Extract every record, exactly as written, and ignore the pictures.

*Stored data*
****************************************

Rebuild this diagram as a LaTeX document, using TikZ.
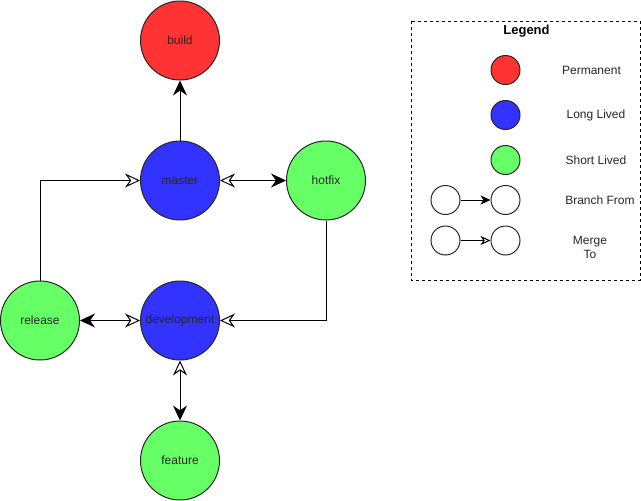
\documentclass[tikz,border=0pt]{standalone}
\usepackage{fontspec}
\setmainfont{Liberation Sans}
\usetikzlibrary{arrows.meta,positioning}

\definecolor{permred}{HTML}{FF3333}
\definecolor{longblue}{HTML}{3333FF}
\definecolor{shortgreen}{HTML}{66FF66}

\tikzset{
  branch/.style={circle,draw=black!85,line width=1pt,minimum size=79pt,inner sep=0pt,
    font=\fontsize{12}{14}\selectfont,text=black!85},
  keydot/.style={circle,draw=black!85,line width=1pt,minimum size=29pt,inner sep=0pt},
  keytext/.style={font=\fontsize{12}{14}\selectfont,text=black!85,align=center},
  tipfrom/.tip={Stealth[length=15pt,width=14pt,inset=5pt]},
  tipmerge/.tip={Stealth[open,length=15pt,width=14pt,inset=5pt]},
  smallfrom/.tip={Stealth[length=10pt,width=9pt,inset=3pt]},
  smallmerge/.tip={Stealth[open,length=10pt,width=9pt,inset=3pt]},
}

\begin{document}
\begin{tikzpicture}[x=1pt,y=-1pt,line width=1pt,node distance=60pt]

\useasboundingbox (0,0) rectangle (641,501);

% branches
\node[branch,fill=permred] (build) at (180,40.5) {build};
\node[branch,fill=longblue,below=of build] (master) {master};
\node[branch,fill=shortgreen,right=66pt of master] (hotfix) {hotfix};
\node[branch,fill=longblue,below=of master] (development) {development};
\node[branch,fill=shortgreen,left=of development] (release) {release};
\node[branch,fill=shortgreen,below=of development] (feature) {feature};

% connectors
\draw[-tipfrom] (master) -- (build);
\draw[tipmerge-tipfrom] (master) -- (hotfix);
\draw[-tipmerge] (hotfix.south) |- (development.east);
\draw[-tipmerge] (release.north) |- (master.west);
\draw[tipfrom-tipmerge] (release) -- (development);
\draw[tipmerge-tipfrom] (development) -- (feature);

% legend
\draw[dash pattern=on 3pt off 3pt] (411,21) rectangle (640,280);
\node[font=\bfseries\fontsize{13}{15}\selectfont] (legend) at (526.5,31.5) {Legend};

\node[keydot,fill=permred] (kperm) at (505.5,70) {};
\node[keydot,fill=longblue] (klong) at (505.5,115) {};
\node[keydot,fill=shortgreen] (kshort) at (505.5,160) {};
\node[keydot] (kbranchA) at (445.5,200) {};
\node[keydot] (kbranchB) at (505.5,200) {};
\node[keydot] (kmergeA) at (445.5,240.5) {};
\node[keydot] (kmergeB) at (505.5,240.5) {};

\draw[-smallfrom] (kbranchA) -- (kbranchB);
\draw[-smallmerge] (kmergeA) -- (kmergeB);

\node[keytext] (tperm) at (591.5,70) {Permanent};
\node[keytext] (tlong) at (596,115) {Long Lived};
\node[keytext] (tshort) at (596,160) {Short Lived};
\node[keytext] (tbranch) at (600,200) {Branch From};
\node[keytext,font=\fontsize{12}{13.5}\selectfont] (tmerge) at (590,247.5) {Merge\\To};

\end{tikzpicture}
\end{document}
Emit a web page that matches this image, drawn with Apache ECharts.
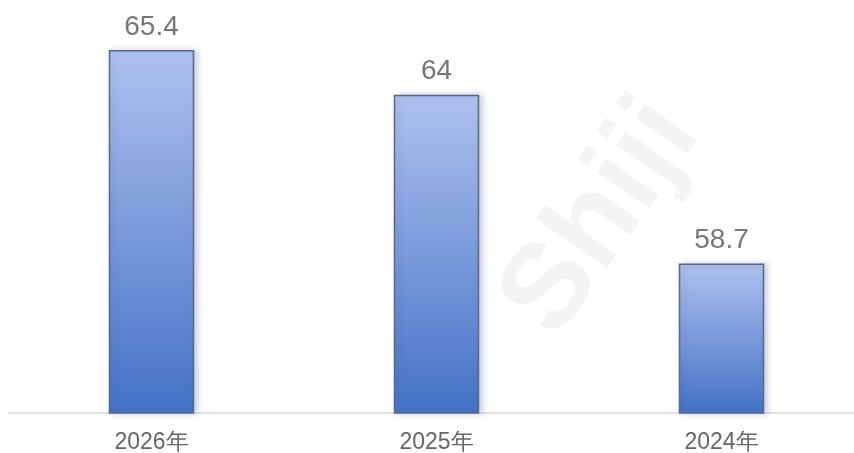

****************************************

*Worked solution*
Rebuild this diagram as a LaTeX document, using TikZ.
\documentclass[tikz,border=0pt]{standalone}
\usepackage{fontspec}
\setmainfont{Liberation Sans}
\usetikzlibrary{arrows.meta,positioning}

\definecolor{permred}{HTML}{FF3333}
\definecolor{longblue}{HTML}{3333FF}
\definecolor{shortgreen}{HTML}{66FF66}

\tikzset{
  branch/.style={circle,draw=black!85,line width=1pt,minimum size=79pt,inner sep=0pt,
    font=\fontsize{12}{14}\selectfont,text=black!85},
  keydot/.style={circle,draw=black!85,line width=1pt,minimum size=29pt,inner sep=0pt},
  keytext/.style={font=\fontsize{12}{14}\selectfont,text=black!85,align=center},
  tipfrom/.tip={Stealth[length=15pt,width=14pt,inset=5pt]},
  tipmerge/.tip={Stealth[open,length=15pt,width=14pt,inset=5pt]},
  smallfrom/.tip={Stealth[length=10pt,width=9pt,inset=3pt]},
  smallmerge/.tip={Stealth[open,length=10pt,width=9pt,inset=3pt]},
}

\begin{document}
\begin{tikzpicture}[x=1pt,y=-1pt,line width=1pt,node distance=60pt]

\useasboundingbox (0,0) rectangle (641,501);

% branches
\node[branch,fill=permred] (build) at (180,40.5) {build};
\node[branch,fill=longblue,below=of build] (master) {master};
\node[branch,fill=shortgreen,right=66pt of master] (hotfix) {hotfix};
\node[branch,fill=longblue,below=of master] (development) {development};
\node[branch,fill=shortgreen,left=of development] (release) {release};
\node[branch,fill=shortgreen,below=of development] (feature) {feature};

% connectors
\draw[-tipfrom] (master) -- (build);
\draw[tipmerge-tipfrom] (master) -- (hotfix);
\draw[-tipmerge] (hotfix.south) |- (development.east);
\draw[-tipmerge] (release.north) |- (master.west);
\draw[tipfrom-tipmerge] (release) -- (development);
\draw[tipmerge-tipfrom] (development) -- (feature);

% legend
\draw[dash pattern=on 3pt off 3pt] (411,21) rectangle (640,280);
\node[font=\bfseries\fontsize{13}{15}\selectfont] (legend) at (526.5,31.5) {Legend};

\node[keydot,fill=permred] (kperm) at (505.5,70) {};
\node[keydot,fill=longblue] (klong) at (505.5,115) {};
\node[keydot,fill=shortgreen] (kshort) at (505.5,160) {};
\node[keydot] (kbranchA) at (445.5,200) {};
\node[keydot] (kbranchB) at (505.5,200) {};
\node[keydot] (kmergeA) at (445.5,240.5) {};
\node[keydot] (kmergeB) at (505.5,240.5) {};

\draw[-smallfrom] (kbranchA) -- (kbranchB);
\draw[-smallmerge] (kmergeA) -- (kmergeB);

\node[keytext] (tperm) at (591.5,70) {Permanent};
\node[keytext] (tlong) at (596,115) {Long Lived};
\node[keytext] (tshort) at (596,160) {Short Lived};
\node[keytext] (tbranch) at (600,200) {Branch From};
\node[keytext,font=\fontsize{12}{13.5}\selectfont] (tmerge) at (590,247.5) {Merge\\To};

\end{tikzpicture}
\end{document}
Emit a web page that matches this image, drawn with Apache ECharts.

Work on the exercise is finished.